Structural aspects of the anti-de Sitter black hole pseudospectrum

Black holes in anti-de Sitter spacetime provide an important testing ground for both gravitational and field-theoretic phenomena. In particular, the study of perturbations can be useful to further our understanding regarding certain physical processes, such as superradiance, or the dynamics of strongly coupled conformal field theories through the holographic principle. In this work we continue our systematic study of the ultraviolet instabilities of black-hole quasinormal modes, built on the characterization of the latter as eigenvalues of a (spectrally unstable) nonselfadjoint operator and using the pseudospectrum as a main analysis tool, extending our previous studies in the asymptotically flat setting to anti-de Sitter asymptotics. Very importantly, this step provides a singularly well-suited probe into some of the key structural aspects of the pseudospectrum. This is a consequence of the specific features of the Schwarzschild-anti-de Sitter geometry, together with the existence of a sound characterization by Warnick of quasinormal modes as eigenvalues, that is still absent in asymptotic flatness. This work focuses on such structural aspects, with an emphasis on the convergence issues of the pseudospectrum and, in particular, the comparison between the hyperboloidal and null slicing cases.
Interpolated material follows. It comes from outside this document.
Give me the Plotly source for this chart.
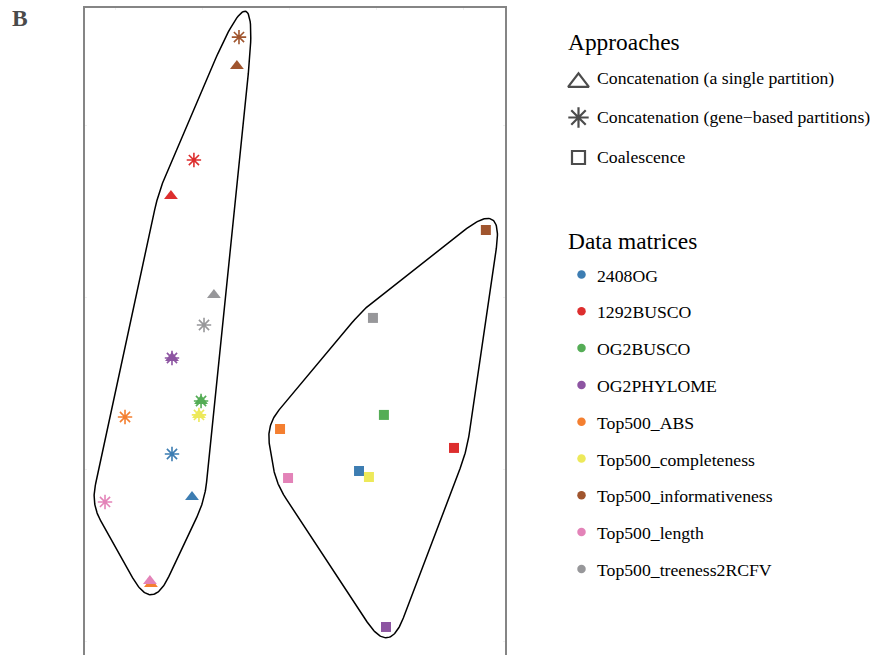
import numpy as np
import plotly.graph_objects as go

W, H = 873, 655

# ---- data -------------------------------------------------------------
datasets = ["2408OG", "1292BUSCO", "OG2BUSCO", "OG2PHYLOME", "Top500_ABS",
            "Top500_completeness", "Top500_informativeness", "Top500_length",
            "Top500_treeness2RCFV"]
colors = ["#3D7DB2", "#DD2E2E", "#55AD56", "#8D55A2", "#F47F30",
          "#EDE95A", "#A0552E", "#E383B8", "#97979A"]

approaches = ["Concatenation (a single partition)",
              "Concatenation (gene\u2212based partitions)",
              "Coalescence"]

# ordination coordinates, one value per data matrix (same order as datasets)
single_x = [-0.563, -0.684, -0.511, -0.678, -0.799, -0.523, -0.305, -0.805, -0.437]
single_y = [-1.157, 0.593, -0.599, -0.349, -1.663, -0.680, 1.349, -1.645, 0.017]

gene_x = [-0.678, -0.552, -0.511, -0.678, -0.948, -0.523, -0.293, -1.063, -0.494]
gene_y = [-0.907, 0.802, -0.599, -0.349, -0.692, -0.680, 1.517, -1.186, -0.157]

coal_x = [0.397, 0.943, 0.540, 0.552, -0.057, 0.454, 1.126, -0.011, 0.477]
coal_y = [-1.006, -0.872, -0.680, -1.913, -0.762, -1.041, 0.395, -1.047, -0.116]

# ---- layout geometry ---------------------------------------------------
x_range = [-1.178, 1.236]
y_range = [-2.076, 1.689]
x_dom = [85 / W, 505 / W]
y_dom = [0.0, 1 - 7.5 / H]

plot_l, plot_w = x_dom[0] * W, (x_dom[1] - x_dom[0]) * W
plot_b, plot_h = H, (y_dom[1] - y_dom[0]) * H


def to_px(x, y):
    x = np.asarray(x, float)
    y = np.asarray(y, float)
    px = plot_l + (x - x_range[0]) / (x_range[1] - x_range[0]) * plot_w
    py = plot_b - (y - y_range[0]) / (y_range[1] - y_range[0]) * plot_h
    return px, py


def from_px(px, py):
    x = x_range[0] + (px - plot_l) / plot_w * (x_range[1] - x_range[0])
    y = y_range[0] + (plot_b - py) / plot_h * (y_range[1] - y_range[0])
    return x, y


def convex_hull(pts):
    pts = sorted(set(map(tuple, pts)))

    def cross(o, a, b):
        return (a[0] - o[0]) * (b[1] - o[1]) - (a[1] - o[1]) * (b[0] - o[0])

    lower, upper = [], []
    for p in pts:
        while len(lower) >= 2 and cross(lower[-2], lower[-1], p) <= 0:
            lower.pop()
        lower.append(p)
    for p in reversed(pts):
        while len(upper) >= 2 and cross(upper[-2], upper[-1], p) <= 0:
            upper.pop()
        upper.append(p)
    return np.array(lower[:-1] + upper[:-1])


def drop_flat_vertices(poly, min_turn_deg=4.0):
    keep = list(poly)
    changed = True
    while changed and len(keep) > 3:
        changed = False
        for i in range(len(keep)):
            a, b, c = keep[i - 1], keep[i], keep[(i + 1) % len(keep)]
            u, v = b - a, c - b
            ang = np.degrees(np.arctan2(u[0] * v[1] - u[1] * v[0], u @ v))
            if abs(ang) < min_turn_deg:
                keep.pop(i)
                changed = True
                break
    return np.array(keep)


def hull_outline(xs, ys, expand=13.0, cut_k=1.4, cut_min=18.0, n_seg=40):
    """Convex hull, mitre-expanded by `expand` px, corners smoothed by
    quadratic Bezier curves whose cut length follows the mitre length."""
    px, py = to_px(xs, ys)
    pts = np.column_stack([px, -py])            # y up -> CCW hull
    hull = drop_flat_vertices(convex_hull(pts))
    n = len(hull)
    normals = []
    for i in range(n):
        d = hull[(i + 1) % n] - hull[i]
        normals.append(np.array([d[1], -d[0]]) / np.hypot(*d))
    off, mit = [], []
    for i in range(n):
        n1, n2 = normals[i - 1], normals[i]
        shift = expand * (n1 + n2) / (1 + n1 @ n2)
        off.append(hull[i] + shift)
        mit.append(np.hypot(*shift))
    off = np.array(off)
    out = []
    t = np.linspace(0, 1, n_seg)[:, None]
    for i in range(n):
        v, prev, nxt = off[i], off[i - 1], off[(i + 1) % n]
        l_in, l_out = np.hypot(*(v - prev)), np.hypot(*(nxt - v))
        c = max(cut_k * mit[i], cut_min)
        c_in, c_out = min(c, 0.5 * l_in), min(c, 0.5 * l_out)
        p0 = v + (prev - v) / l_in * c_in
        p2 = v + (nxt - v) / l_out * c_out
        out.append((1 - t) ** 2 * p0 + 2 * (1 - t) * t * v + t ** 2 * p2)
    out = np.vstack(out + [out[0][:1]])
    return from_px(out[:, 0], -out[:, 1])


fig = go.Figure()

# cluster outlines
left_x, left_y = hull_outline(single_x + gene_x, single_y + gene_y)
right_x, right_y = hull_outline(coal_x, coal_y)
for hx, hy in [(left_x, left_y), (right_x, right_y)]:
    fig.add_trace(go.Scatter(x=hx, y=hy, mode="lines",
                             line=dict(color="black", width=1.5),
                             hoverinfo="skip", showlegend=False))

# points
fig.add_trace(go.Scatter(
    x=single_x, y=single_y, mode="markers", name=approaches[0], text=datasets,
    marker=dict(symbol="triangle-up", size=12, color=colors, line=dict(width=0)),
    showlegend=False))
fig.add_trace(go.Scatter(
    x=gene_x, y=gene_y, mode="markers", name=approaches[1], text=datasets,
    marker=dict(symbol="asterisk-open", size=12, color=colors, line=dict(width=1.6)),
    showlegend=False))
fig.add_trace(go.Scatter(
    x=coal_x, y=coal_y, mode="markers", name=approaches[2], text=datasets,
    marker=dict(symbol="square", size=10, color=colors, line=dict(width=0)),
    showlegend=False))

# ---- legend drawn on an overlay axis in pixel units --------------------
key_x = 578.5
appr_y = [82.3, 117.5, 157.5]
appr_symbols = ["triangle-up-open", "asterisk-open", "square-open"]
appr_sizes = [18, 17, 13]
fig.add_trace(go.Scatter(
    x=[key_x] * 3, y=appr_y, mode="markers", xaxis="x2", yaxis="y2",
    marker=dict(symbol=appr_symbols, size=appr_sizes, color="black",
                line=dict(width=2.2)),
    hoverinfo="skip", showlegend=False))

data_y = [275.5 + 36.8 * i for i in range(len(datasets))]
fig.add_trace(go.Scatter(
    x=[581.5] * len(datasets), y=[v - 1 for v in data_y], mode="markers",
    xaxis="x2", yaxis="y2",
    marker=dict(symbol="circle", size=8.5, color=colors, line=dict(width=0)),
    hoverinfo="skip", showlegend=False))

serif = "Liberation Serif, Times New Roman, serif"
ann = []


def label(text, x, y, size, color="black", bold=False):
    ann.append(dict(text=f"<b>{text}</b>" if bold else text,
                    x=x / W, y=1 - y / H, xref="paper", yref="paper",
                    xanchor="left", yanchor="middle", showarrow=False,
                    borderpad=0, font=dict(family=serif, size=size, color=color)))


label("B", 11.0, 18.3, 23.5, color="#4a4a4a", bold=True)
label("Approaches", 566.5, 42.0, 23.4)
for t, yy in zip(approaches, [78.5, 117.3, 157.3]):
    label(t, 595.5, yy, 17.7)
label("Data matrices", 566.5, 240.5, 23.4)
for t, yy in zip(datasets, data_y):
    label(t, 595.5, yy, 17.7)

axis_common = dict(showgrid=False, zeroline=False, showticklabels=False,
                   ticks="inside", ticklen=2, tickwidth=1, tickcolor="#f0f0f0",
                   showline=True, linecolor="#858585", linewidth=2,
                   fixedrange=True)

fig.update_layout(
    width=W, height=H,
    margin=dict(l=0, r=0, t=0, b=0, pad=0),
    paper_bgcolor="white", plot_bgcolor="rgba(0,0,0,0)",
    xaxis=dict(range=x_range, domain=x_dom, side="top", dtick=0.5, tick0=0,
               mirror=False, **axis_common),
    yaxis=dict(range=y_range, domain=y_dom, dtick=1, tick0=0,
               mirror="ticks", **axis_common),
    xaxis2=dict(range=[0, W], domain=[0, 1], visible=False, anchor="y2",
                fixedrange=True),
    yaxis2=dict(range=[H, 0], domain=[0, 1], visible=False, anchor="x2",
                fixedrange=True),
    annotations=ann,
    showlegend=False,
)

fig.write_html("out.html")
As a physical by-product of this structural analysis we assess, in particular, the spectral stability of purely imaginary "hydrodynamic" modes, which appear for axial gravitational perturbations, that become dominant when the black-hole horizon is larger than the anti-de Sitter radius. We find that their spectral stability, under perturbations, depends on how close they are to the real axis, or conversely how distant they are from the first oscillatory overtone.